Aussi, je note que les personnages secondaires aussi sont appelés à bousculer les conventions. Des anciens membre de gang qui se convertissent aussi en divers rôles plus tempérés et conventionnels, des femmes au foyer beaucoup plus débrouillardes et actives qu'elles en ont l'air, et quelques autres cas atypiques qui croisent la route de l'ancien yakuza. Ces interactions donnent souvent de drôles de situations.


En même temps, le manga me donne l'impression de valoriser la vie domestique et sociale du citoyen moyen, ce qui, en soit, n'est pas une mauvaise chose. Ça a un côté léger et apaisant. On parlera de fitness, de cuisine, de ces saletés de bidules que les écrans nous vendent, des soldes où les gens deviennent de vrais furies, de voisinage, de jardinage et de vie de couple. Tranquille, drôle et léger, pourtant atypique. Ça me rappelle mon premier gelato au concombre- fameux en passant!


Parfois, on a besoin d'un truc léger juste commodément étonnant, comme durant une pause dîner ou un après-midi à bouquiner tranquille. C'est le genre de manga qui s'y prête très bien, tout en promouvant des modèles masculins non-toxiques, la vie à la maison - qui n'est pas de tout repos! - et combinant deux univers qui, en principe, ne se rencontrent pratiquement jamais.

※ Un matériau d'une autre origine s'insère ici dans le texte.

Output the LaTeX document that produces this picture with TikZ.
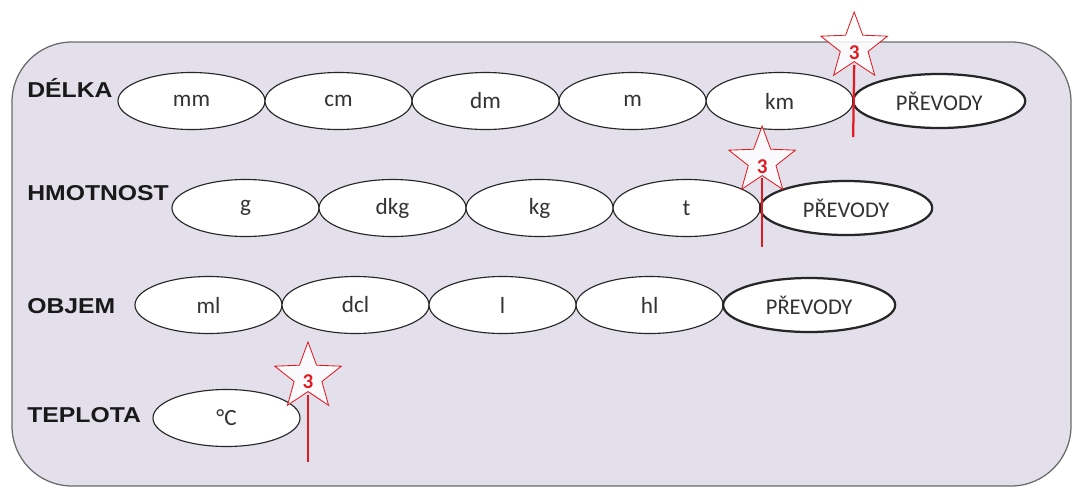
\documentclass[tikz,border=0pt]{standalone}
\usepackage{fontspec}
\usepackage{tikz}
\usetikzlibrary{shapes.geometric,positioning}
\newfontfamily\labelfont[FakeStretch=1.15]{Liberation Sans}
\newfontfamily\unitfont{Carlito}
\definecolor{PanelLilac}{HTML}{E3DFEB}
\definecolor{PanelEdge}{HTML}{6B6B6B}
\definecolor{MarkRed}{HTML}{E11B22}

\tikzset{
  quantity/.style={anchor=west, inner sep=0pt, text=black!90, font=\labelfont\bfseries\fontsize{15.3}{17}\selectfont},
  unitbox/.style={ellipse, draw=black!85, line width=0.8pt, fill=white, inner sep=0pt, outer sep=0pt,
    minimum width=3.675cm, minimum height=1.425cm, text=black!80, font=\unitfont\fontsize{16.5}{18}\selectfont},
  convbox/.style={unitbox, line width=1.6pt, minimum width=4.3cm, minimum height=1.35cm, font=\unitfont\fontsize{16}{18}\selectfont},
  starmark/.style={star, star points=5, star point ratio=2.4, draw=MarkRed, line width=0.6pt,
    fill=white, fill opacity=0.85, minimum size=1.75cm, inner sep=0pt},
  starnum/.style={text=MarkRed, inner sep=0pt, font=\unitfont\bfseries\fontsize{15}{16}\selectfont},
  marker/.style={draw=MarkRed, line width=1.6pt}
}

\begin{document}
\begin{tikzpicture}[x=0.025cm, y=-0.025cm]
  \useasboundingbox (0,0) rectangle (1072,488);
  \draw[PanelEdge, fill=PanelLilac, line width=0.9pt, rounded corners=1.5cm] (12,42) rectangle (1071,486);

  \node[quantity] (delka) at (27,88) {DÉLKA};
  \node[unitbox] (mm) at (191.5,101) {mm};
  \node[unitbox, right=0pt of mm] (cm) {cm};
  \node[unitbox, right=0pt of cm] (dm) {dm};
  \node[unitbox, right=0pt of dm] (m) {m};
  \node[unitbox, right=0pt of m] (km) {km};
  \node[convbox, right=0pt of km] (prevod1) {PŘEVODY};

  \node[quantity] (hmotnost) at (27,193) {HMOTNOST};
  \node[unitbox] (g) at (245.5,208) {g};
  \node[unitbox, right=0pt of g] (dkg) {dkg};
  \node[unitbox, right=0pt of dkg] (kg) {kg};
  \node[unitbox, right=0pt of kg] (t) {t};
  \node[convbox, right=0pt of t] (prevod2) {PŘEVODY};

  \node[quantity] (objem) at (27,306) {OBJEM};
  \node[unitbox] (ml) at (208.5,305) {ml};
  \node[unitbox, right=0pt of ml] (dcl) {dcl};
  \node[unitbox, right=0pt of dcl] (l) {l};
  \node[unitbox, right=0pt of l] (hl) {hl};
  \node[convbox, right=0pt of hl] (prevod3) {PŘEVODY};

  \node[quantity] (teplota) at (27,415) {TEPLOTA};
  \node[unitbox] (celsius) at (226.5,418) {°C};

  \node[starmark] (star1) at ([shift={(1,-54)}]km.east) {};
  \node[starnum] (num1) at ([shift={(0,6)}]star1.center) {3};
  \coordinate (foot1) at ([shift={(0,36)}]km.east);
  \draw[marker] ([shift={(0,18)}]star1.center) -- (foot1);

  \node[starmark] (star2) at ([shift={(2,-47)}]t.east) {};
  \node[starnum] (num2) at ([shift={(0,6)}]star2.center) {3};
  \coordinate (foot2) at ([shift={(2,39)}]t.east);
  \draw[marker] ([shift={(0,17)}]star2.center) -- (foot2);

  \node[starmark] (star4) at ([shift={(8,-41)}]celsius.east) {};
  \node[starnum] (num4) at ([shift={(0,5)}]star4.center) {3};
  \coordinate (foot4) at ([shift={(8,44)}]celsius.east);
  \draw[marker] ([shift={(0,18)}]star4.center) -- (foot4);
\end{tikzpicture}
\end{document}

Côté dessin, c'est propre et bien fait. Les personnages ont une belle apparence et des proportions relativement calibrées. Visuellement, c'est plaisant et les scènes d'actions sont dynamiques. Il pourrait y avoir une meilleure fluidité dans les transitions, mais globalement, je trouve ce manga agréable visuellement.


Pour un lectorat seinen adulte - Pas tant que ce soit violent, du moins dans le premier tome - mais ce sont les sujets qui sont davantage adulte. Mais si cela intéresse les jeunes adultes et les ados, ça peut convenir.